-- Start Record extracts --
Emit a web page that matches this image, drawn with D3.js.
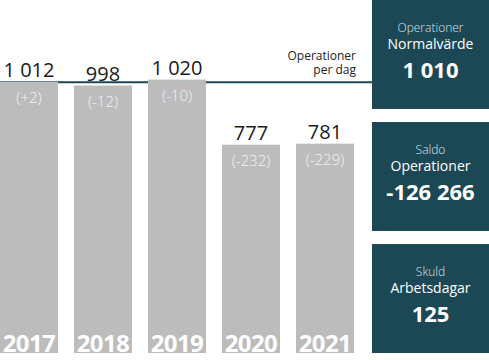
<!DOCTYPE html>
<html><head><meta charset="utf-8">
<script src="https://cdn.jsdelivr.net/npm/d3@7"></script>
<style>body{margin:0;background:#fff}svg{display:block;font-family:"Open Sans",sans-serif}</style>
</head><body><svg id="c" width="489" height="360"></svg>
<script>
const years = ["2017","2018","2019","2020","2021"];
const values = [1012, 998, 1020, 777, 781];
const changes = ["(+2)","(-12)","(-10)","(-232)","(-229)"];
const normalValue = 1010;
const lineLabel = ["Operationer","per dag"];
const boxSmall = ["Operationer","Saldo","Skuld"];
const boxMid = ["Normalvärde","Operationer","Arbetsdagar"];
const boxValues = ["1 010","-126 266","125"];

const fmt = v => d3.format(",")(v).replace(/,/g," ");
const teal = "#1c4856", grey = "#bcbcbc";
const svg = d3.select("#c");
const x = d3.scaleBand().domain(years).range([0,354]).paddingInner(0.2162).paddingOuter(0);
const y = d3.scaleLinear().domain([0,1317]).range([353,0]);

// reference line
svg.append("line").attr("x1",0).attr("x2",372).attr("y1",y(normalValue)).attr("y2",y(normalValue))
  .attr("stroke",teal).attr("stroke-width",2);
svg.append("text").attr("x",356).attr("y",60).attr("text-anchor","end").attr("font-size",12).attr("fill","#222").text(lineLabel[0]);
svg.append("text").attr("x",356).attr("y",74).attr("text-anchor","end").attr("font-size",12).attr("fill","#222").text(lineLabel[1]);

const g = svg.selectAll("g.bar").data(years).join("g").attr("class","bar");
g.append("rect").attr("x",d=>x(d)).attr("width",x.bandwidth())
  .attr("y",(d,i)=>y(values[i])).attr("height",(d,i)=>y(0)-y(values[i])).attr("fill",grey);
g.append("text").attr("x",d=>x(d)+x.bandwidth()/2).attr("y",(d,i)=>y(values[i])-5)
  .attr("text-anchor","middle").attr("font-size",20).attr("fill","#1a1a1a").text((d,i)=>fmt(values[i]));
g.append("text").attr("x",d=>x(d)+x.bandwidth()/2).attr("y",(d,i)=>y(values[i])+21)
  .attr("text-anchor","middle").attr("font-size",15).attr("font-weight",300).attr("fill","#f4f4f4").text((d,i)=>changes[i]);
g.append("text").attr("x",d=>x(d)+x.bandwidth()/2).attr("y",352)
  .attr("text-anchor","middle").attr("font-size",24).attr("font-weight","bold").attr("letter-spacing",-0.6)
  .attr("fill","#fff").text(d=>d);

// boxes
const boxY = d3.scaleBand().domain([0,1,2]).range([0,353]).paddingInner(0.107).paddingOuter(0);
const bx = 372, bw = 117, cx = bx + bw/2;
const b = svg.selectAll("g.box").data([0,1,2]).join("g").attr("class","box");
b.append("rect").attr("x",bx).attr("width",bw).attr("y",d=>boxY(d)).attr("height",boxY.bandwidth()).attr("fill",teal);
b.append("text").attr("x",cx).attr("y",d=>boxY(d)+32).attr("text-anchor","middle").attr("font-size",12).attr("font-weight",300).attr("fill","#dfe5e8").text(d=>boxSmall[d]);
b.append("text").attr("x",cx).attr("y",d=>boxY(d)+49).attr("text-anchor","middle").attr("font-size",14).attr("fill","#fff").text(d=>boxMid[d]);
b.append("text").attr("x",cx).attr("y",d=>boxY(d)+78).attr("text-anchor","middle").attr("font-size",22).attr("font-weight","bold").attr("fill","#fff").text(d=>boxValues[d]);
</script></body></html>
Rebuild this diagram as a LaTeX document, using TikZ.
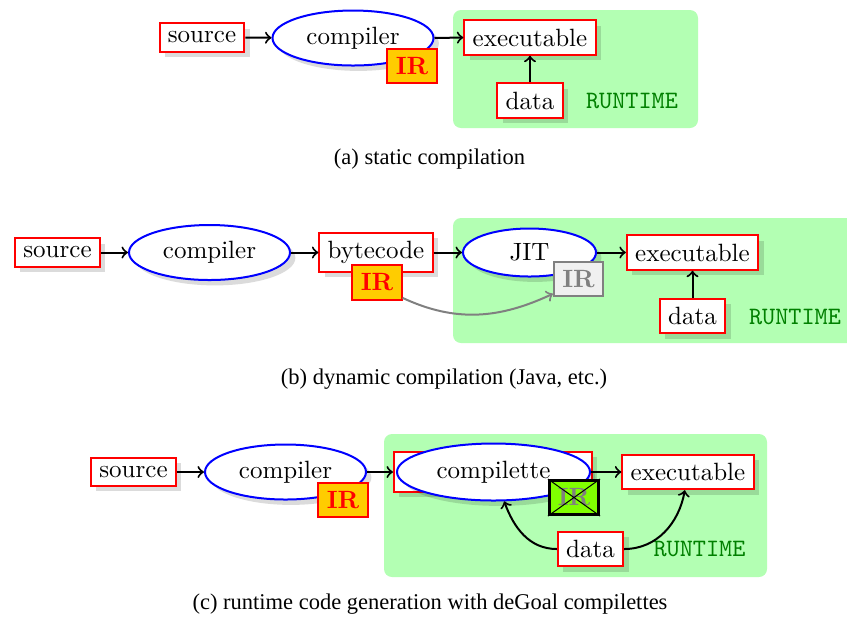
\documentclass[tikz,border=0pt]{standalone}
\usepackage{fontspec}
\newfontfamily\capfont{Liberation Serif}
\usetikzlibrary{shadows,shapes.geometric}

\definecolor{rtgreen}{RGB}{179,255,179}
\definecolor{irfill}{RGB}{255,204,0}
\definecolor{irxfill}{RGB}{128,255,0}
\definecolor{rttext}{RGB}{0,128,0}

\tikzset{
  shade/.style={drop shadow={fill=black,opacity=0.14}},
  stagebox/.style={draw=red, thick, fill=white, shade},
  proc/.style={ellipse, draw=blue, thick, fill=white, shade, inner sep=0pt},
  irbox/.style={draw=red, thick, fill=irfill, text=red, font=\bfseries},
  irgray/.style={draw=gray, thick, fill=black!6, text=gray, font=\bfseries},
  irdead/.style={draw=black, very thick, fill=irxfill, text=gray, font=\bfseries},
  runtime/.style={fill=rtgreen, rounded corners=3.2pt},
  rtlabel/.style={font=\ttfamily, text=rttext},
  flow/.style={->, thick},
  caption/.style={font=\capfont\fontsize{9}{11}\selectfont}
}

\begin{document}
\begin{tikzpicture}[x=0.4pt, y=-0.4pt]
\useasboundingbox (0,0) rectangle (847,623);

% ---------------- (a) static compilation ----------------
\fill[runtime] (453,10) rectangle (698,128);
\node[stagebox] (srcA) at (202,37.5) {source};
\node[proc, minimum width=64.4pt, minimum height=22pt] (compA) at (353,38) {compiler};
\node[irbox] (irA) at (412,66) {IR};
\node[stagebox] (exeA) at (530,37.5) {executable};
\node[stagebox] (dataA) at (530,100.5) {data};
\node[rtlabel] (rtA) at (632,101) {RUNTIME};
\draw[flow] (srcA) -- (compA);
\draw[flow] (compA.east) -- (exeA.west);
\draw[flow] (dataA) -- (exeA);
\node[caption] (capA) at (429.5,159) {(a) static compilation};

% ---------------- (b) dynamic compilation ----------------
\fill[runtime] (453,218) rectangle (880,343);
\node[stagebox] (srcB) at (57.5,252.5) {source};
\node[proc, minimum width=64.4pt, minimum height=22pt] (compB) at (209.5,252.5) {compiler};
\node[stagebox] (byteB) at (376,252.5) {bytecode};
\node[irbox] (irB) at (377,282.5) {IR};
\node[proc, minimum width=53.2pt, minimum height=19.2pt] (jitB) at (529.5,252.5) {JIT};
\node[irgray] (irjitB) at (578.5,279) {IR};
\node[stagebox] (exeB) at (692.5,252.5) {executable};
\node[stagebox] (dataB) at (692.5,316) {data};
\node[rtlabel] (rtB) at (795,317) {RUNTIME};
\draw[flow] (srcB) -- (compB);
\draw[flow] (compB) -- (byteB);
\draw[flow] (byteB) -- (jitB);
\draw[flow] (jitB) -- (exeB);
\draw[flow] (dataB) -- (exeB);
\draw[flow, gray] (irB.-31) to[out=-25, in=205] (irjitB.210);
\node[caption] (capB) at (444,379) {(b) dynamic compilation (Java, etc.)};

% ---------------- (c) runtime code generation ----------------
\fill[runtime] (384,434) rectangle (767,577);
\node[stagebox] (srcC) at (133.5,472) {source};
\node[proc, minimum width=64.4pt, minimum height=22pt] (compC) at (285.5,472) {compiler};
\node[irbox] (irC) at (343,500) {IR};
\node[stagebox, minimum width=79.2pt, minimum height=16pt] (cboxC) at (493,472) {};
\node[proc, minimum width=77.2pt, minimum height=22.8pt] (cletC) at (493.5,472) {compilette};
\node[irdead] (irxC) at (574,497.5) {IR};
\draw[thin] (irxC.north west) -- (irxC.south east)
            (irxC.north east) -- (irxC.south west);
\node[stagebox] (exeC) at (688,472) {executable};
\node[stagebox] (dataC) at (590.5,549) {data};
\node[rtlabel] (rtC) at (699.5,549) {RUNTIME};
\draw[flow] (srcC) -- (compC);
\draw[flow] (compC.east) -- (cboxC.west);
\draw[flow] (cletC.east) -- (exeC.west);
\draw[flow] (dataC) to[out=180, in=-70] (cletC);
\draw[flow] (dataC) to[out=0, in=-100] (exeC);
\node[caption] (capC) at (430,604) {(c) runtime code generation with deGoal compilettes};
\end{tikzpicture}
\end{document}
-- End Record extracts --
Given problem -> The first line to copy holds "Rebuild this diagram", and the last holds "(capA) at (429.5,159)". Copy them and the lines between exactly, leaving out pictures.

Response ->
Rebuild this diagram as a LaTeX document, using TikZ.
\documentclass[tikz,border=0pt]{standalone}
\usepackage{fontspec}
\newfontfamily\capfont{Liberation Serif}
\usetikzlibrary{shadows,shapes.geometric}

\definecolor{rtgreen}{RGB}{179,255,179}
\definecolor{irfill}{RGB}{255,204,0}
\definecolor{irxfill}{RGB}{128,255,0}
\definecolor{rttext}{RGB}{0,128,0}

\tikzset{
  shade/.style={drop shadow={fill=black,opacity=0.14}},
  stagebox/.style={draw=red, thick, fill=white, shade},
  proc/.style={ellipse, draw=blue, thick, fill=white, shade, inner sep=0pt},
  irbox/.style={draw=red, thick, fill=irfill, text=red, font=\bfseries},
  irgray/.style={draw=gray, thick, fill=black!6, text=gray, font=\bfseries},
  irdead/.style={draw=black, very thick, fill=irxfill, text=gray, font=\bfseries},
  runtime/.style={fill=rtgreen, rounded corners=3.2pt},
  rtlabel/.style={font=\ttfamily, text=rttext},
  flow/.style={->, thick},
  caption/.style={font=\capfont\fontsize{9}{11}\selectfont}
}

\begin{document}
\begin{tikzpicture}[x=0.4pt, y=-0.4pt]
\useasboundingbox (0,0) rectangle (847,623);

% ---------------- (a) static compilation ----------------
\fill[runtime] (453,10) rectangle (698,128);
\node[stagebox] (srcA) at (202,37.5) {source};
\node[proc, minimum width=64.4pt, minimum height=22pt] (compA) at (353,38) {compiler};
\node[irbox] (irA) at (412,66) {IR};
\node[stagebox] (exeA) at (530,37.5) {executable};
\node[stagebox] (dataA) at (530,100.5) {data};
\node[rtlabel] (rtA) at (632,101) {RUNTIME};
\draw[flow] (srcA) -- (compA);
\draw[flow] (compA.east) -- (exeA.west);
\draw[flow] (dataA) -- (exeA);
\node[caption] (capA) at (429.5,159) {(a) static compilation};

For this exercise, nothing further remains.